It’s with a great sense of irony that we report the death of an anti-tobacco operative who made a very good living suing tobacco companies. Judith D. Wilkenfeld died last weekend of cancer. She was 64 years old and did not smoke.
Judith Wilkenfeld: Anti-tobacco operative, dead at 64
Wilkenfeld began her career of making smokers miserable by suing Brown & Williamson in 1985 while working for the Federal Trade Commission. She beefed up her anti-tobacco bona fides five years later by taking on R.J. Reynolds Co. over the cigarette manufacturer’s advertising that disputed the health risks of smoking. Since the so-called health risks have never been proven scientifically and are merely fictions derived from flawed epidemiologic studies, Wilkenfeld’s action against RJR is an early example of anti-tobacco stifling free speech.
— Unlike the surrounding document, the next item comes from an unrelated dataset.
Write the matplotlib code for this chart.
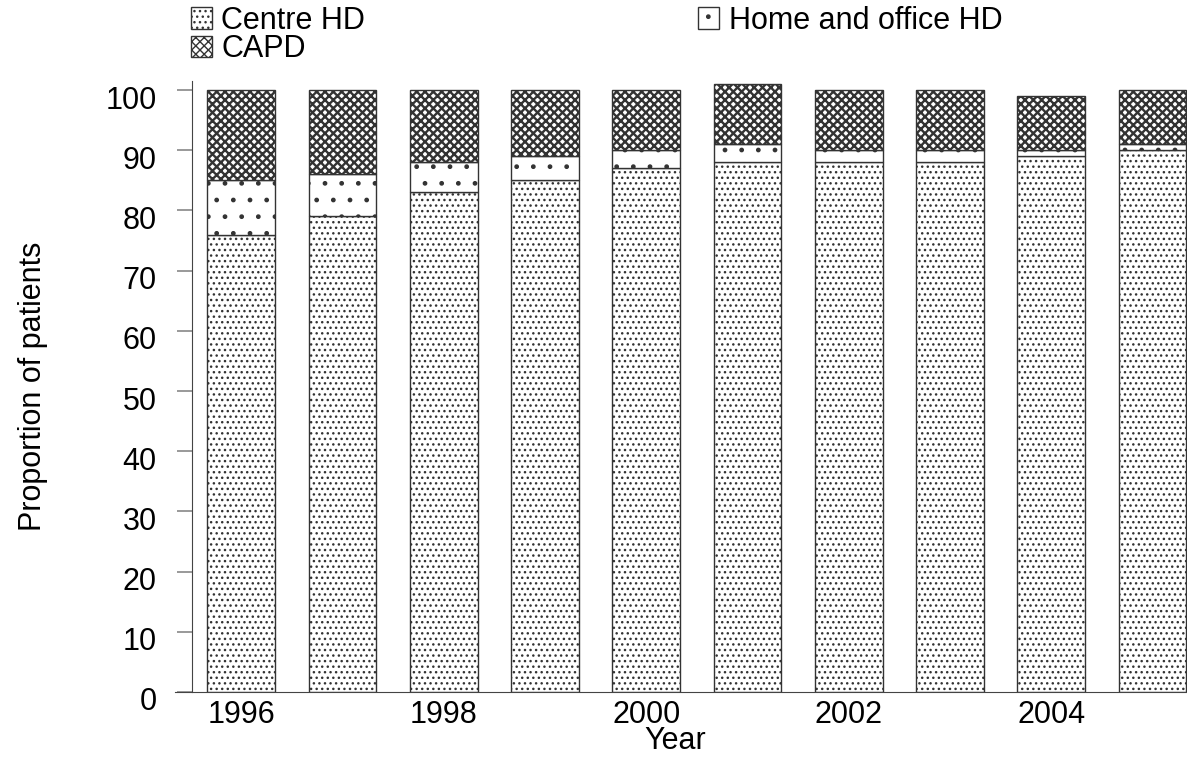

Wilkenfeld’s fealty to the pharmaceutical industry was rewarded during the Clinton Administration when she was invited into the Food and Drug Administration as a special advisor for tobacco policy while the agency illegally crafted rules and regulations governing tobacco. After the Supreme Court ruled the FDA had exceeded its authority by regulating tobacco Wilenfeld raked in the big bucks by becoming the vice president of international programs at the nonprofit Campaign for Tobacco-Free Kids. In that capacity she led negotiations for the global framework treaty on tobacco. When the United States refused to ratify the treaty she bad-mouthed her country and the government that had facilitated her entry in the anti-tobacco rackets.
Wilkenfeld was a dedicated runner and enjoyed working out. We hope she is missed by her family and friends since her impact on the world in her professional capacity was completely negative. After decades of railing against "Big Tobacco" and concocting policy measures that denigrate, persecute and demonize smokers we can’t shed a tear over her premature death. We can, and do, have pity on her for enthusiastically rolling in the dirt and mire that is anti-tobacco.